_What you need to do_
Leave the pictures out and quote every line from the start of the listing to the line with "7.678, 7.839, 8.000];", inclusive.

# # #

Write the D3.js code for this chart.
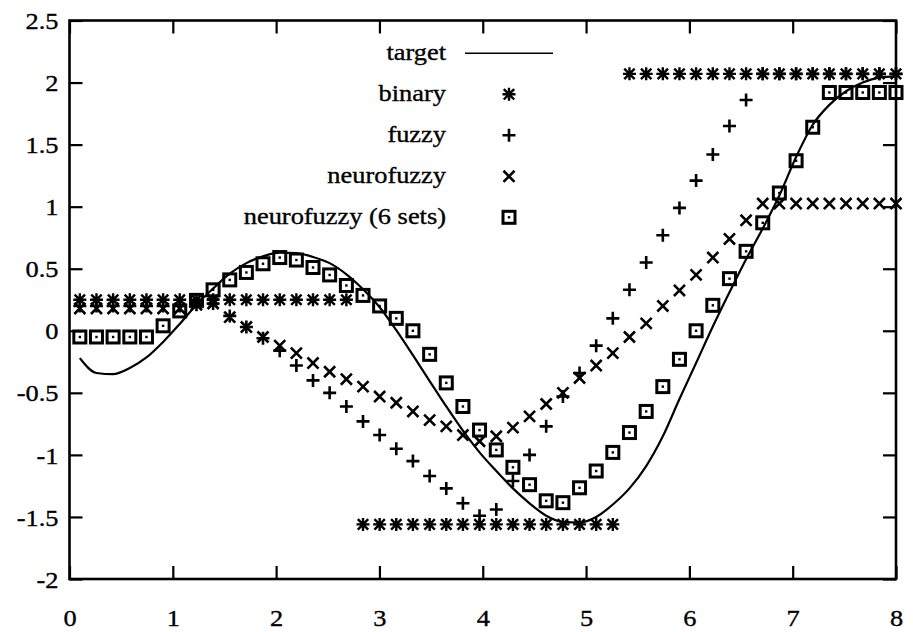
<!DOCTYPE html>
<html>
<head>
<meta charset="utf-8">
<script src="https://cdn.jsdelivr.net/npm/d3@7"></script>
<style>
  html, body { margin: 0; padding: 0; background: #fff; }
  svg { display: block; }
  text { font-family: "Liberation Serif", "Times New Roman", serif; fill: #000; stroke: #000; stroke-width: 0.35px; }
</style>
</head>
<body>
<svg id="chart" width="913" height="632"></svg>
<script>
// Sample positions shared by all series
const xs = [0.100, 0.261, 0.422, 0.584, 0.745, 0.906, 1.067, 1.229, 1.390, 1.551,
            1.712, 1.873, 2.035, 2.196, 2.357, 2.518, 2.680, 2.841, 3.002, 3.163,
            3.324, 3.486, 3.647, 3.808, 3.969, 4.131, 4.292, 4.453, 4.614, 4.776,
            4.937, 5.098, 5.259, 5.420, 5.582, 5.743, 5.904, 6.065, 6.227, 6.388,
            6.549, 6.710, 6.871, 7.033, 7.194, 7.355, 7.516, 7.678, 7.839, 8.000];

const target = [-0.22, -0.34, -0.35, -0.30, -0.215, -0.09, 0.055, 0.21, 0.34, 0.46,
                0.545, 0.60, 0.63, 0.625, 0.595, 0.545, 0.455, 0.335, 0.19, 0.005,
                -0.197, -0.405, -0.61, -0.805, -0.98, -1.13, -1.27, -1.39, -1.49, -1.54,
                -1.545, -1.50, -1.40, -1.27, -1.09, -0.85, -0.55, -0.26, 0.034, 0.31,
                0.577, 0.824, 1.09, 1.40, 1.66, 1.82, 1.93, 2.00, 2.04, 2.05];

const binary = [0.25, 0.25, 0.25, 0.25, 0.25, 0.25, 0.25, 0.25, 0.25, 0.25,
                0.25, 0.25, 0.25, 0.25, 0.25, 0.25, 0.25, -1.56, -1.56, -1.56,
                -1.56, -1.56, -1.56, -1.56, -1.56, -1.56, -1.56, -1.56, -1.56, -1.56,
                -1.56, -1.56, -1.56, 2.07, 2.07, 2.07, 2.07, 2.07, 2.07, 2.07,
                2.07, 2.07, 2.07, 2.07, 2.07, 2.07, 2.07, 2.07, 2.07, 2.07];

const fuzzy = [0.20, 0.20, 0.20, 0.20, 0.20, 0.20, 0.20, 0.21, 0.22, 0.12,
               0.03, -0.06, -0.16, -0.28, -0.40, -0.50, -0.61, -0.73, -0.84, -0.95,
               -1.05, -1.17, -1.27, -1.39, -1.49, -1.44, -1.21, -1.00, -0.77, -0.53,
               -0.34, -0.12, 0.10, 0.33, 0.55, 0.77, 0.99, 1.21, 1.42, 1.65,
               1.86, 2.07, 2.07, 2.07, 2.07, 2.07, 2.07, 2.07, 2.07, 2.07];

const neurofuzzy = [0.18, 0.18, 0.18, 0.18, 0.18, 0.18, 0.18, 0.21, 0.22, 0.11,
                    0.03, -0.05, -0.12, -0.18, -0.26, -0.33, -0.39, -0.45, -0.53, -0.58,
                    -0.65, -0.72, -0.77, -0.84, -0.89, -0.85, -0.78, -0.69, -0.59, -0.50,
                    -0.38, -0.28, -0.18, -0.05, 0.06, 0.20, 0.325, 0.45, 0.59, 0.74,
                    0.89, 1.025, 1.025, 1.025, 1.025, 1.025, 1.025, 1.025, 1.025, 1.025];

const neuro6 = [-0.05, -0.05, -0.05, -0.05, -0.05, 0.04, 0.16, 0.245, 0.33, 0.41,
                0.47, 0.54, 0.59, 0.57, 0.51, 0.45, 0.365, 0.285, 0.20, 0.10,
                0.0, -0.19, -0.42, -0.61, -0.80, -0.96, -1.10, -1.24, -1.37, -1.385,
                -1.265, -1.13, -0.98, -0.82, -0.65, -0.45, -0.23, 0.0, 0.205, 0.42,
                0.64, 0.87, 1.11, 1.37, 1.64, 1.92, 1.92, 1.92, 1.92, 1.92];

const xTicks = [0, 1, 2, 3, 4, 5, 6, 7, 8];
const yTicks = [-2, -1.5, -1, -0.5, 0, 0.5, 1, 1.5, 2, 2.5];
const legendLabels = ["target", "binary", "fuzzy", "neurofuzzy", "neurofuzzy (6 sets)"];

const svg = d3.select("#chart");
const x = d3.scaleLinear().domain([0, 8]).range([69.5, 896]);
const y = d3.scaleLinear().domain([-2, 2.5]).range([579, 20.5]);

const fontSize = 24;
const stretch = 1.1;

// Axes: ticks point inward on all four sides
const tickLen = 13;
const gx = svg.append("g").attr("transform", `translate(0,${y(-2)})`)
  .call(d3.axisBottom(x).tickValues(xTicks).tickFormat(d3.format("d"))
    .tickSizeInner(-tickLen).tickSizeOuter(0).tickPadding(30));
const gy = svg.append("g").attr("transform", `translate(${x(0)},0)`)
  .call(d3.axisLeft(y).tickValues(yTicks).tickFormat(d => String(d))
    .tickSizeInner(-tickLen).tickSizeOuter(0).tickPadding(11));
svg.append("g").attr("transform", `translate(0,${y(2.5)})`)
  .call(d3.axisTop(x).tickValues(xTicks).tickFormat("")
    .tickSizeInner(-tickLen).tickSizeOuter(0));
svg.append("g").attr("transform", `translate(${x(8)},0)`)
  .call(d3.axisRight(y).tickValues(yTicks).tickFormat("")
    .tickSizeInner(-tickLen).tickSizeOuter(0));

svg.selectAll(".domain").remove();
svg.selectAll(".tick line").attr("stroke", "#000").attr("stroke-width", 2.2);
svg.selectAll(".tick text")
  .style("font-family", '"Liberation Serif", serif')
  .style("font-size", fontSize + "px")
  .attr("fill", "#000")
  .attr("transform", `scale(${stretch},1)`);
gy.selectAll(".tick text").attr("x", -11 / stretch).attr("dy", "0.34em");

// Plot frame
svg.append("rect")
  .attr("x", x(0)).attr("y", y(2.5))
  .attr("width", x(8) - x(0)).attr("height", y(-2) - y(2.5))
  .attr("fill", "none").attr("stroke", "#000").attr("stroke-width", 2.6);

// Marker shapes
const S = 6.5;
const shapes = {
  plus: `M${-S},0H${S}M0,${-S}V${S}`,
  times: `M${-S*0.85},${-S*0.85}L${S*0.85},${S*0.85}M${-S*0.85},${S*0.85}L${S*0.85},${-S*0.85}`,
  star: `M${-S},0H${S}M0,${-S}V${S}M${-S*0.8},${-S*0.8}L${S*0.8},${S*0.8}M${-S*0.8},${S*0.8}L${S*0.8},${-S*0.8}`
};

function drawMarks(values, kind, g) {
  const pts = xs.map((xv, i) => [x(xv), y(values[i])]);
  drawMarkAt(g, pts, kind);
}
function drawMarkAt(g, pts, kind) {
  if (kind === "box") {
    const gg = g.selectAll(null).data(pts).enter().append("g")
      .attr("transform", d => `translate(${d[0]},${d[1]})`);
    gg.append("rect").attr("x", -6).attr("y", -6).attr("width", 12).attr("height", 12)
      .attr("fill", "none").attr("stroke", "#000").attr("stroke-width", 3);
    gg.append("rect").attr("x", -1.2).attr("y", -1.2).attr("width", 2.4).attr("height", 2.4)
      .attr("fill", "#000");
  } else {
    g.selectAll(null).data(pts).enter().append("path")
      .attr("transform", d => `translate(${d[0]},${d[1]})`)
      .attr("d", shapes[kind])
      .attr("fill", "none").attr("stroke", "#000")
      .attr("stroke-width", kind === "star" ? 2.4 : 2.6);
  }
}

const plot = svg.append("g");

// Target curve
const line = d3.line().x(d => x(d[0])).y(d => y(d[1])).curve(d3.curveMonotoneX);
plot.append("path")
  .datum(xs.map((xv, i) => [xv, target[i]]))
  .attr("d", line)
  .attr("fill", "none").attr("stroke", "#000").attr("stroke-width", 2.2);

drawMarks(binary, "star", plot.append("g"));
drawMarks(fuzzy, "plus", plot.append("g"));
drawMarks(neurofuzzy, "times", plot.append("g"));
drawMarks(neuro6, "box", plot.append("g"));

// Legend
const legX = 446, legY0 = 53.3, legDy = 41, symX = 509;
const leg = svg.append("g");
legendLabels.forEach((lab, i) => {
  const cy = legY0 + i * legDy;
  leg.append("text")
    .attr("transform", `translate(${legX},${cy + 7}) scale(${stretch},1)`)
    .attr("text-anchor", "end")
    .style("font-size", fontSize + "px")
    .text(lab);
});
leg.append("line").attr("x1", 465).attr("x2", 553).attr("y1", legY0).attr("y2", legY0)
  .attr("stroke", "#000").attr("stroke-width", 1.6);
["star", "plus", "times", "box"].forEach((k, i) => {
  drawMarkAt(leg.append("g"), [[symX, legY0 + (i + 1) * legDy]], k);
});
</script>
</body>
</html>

# # #

_Worked answer_
Write the D3.js code for this chart.
<!DOCTYPE html>
<html>
<head>
<meta charset="utf-8">
<script src="https://cdn.jsdelivr.net/npm/d3@7"></script>
<style>
  html, body { margin: 0; padding: 0; background: #fff; }
  svg { display: block; }
  text { font-family: "Liberation Serif", "Times New Roman", serif; fill: #000; stroke: #000; stroke-width: 0.35px; }
</style>
</head>
<body>
<svg id="chart" width="913" height="632"></svg>
<script>
// Sample positions shared by all series
const xs = [0.100, 0.261, 0.422, 0.584, 0.745, 0.906, 1.067, 1.229, 1.390, 1.551,
            1.712, 1.873, 2.035, 2.196, 2.357, 2.518, 2.680, 2.841, 3.002, 3.163,
            3.324, 3.486, 3.647, 3.808, 3.969, 4.131, 4.292, 4.453, 4.614, 4.776,
            4.937, 5.098, 5.259, 5.420, 5.582, 5.743, 5.904, 6.065, 6.227, 6.388,
            6.549, 6.710, 6.871, 7.033, 7.194, 7.355, 7.516, 7.678, 7.839, 8.000];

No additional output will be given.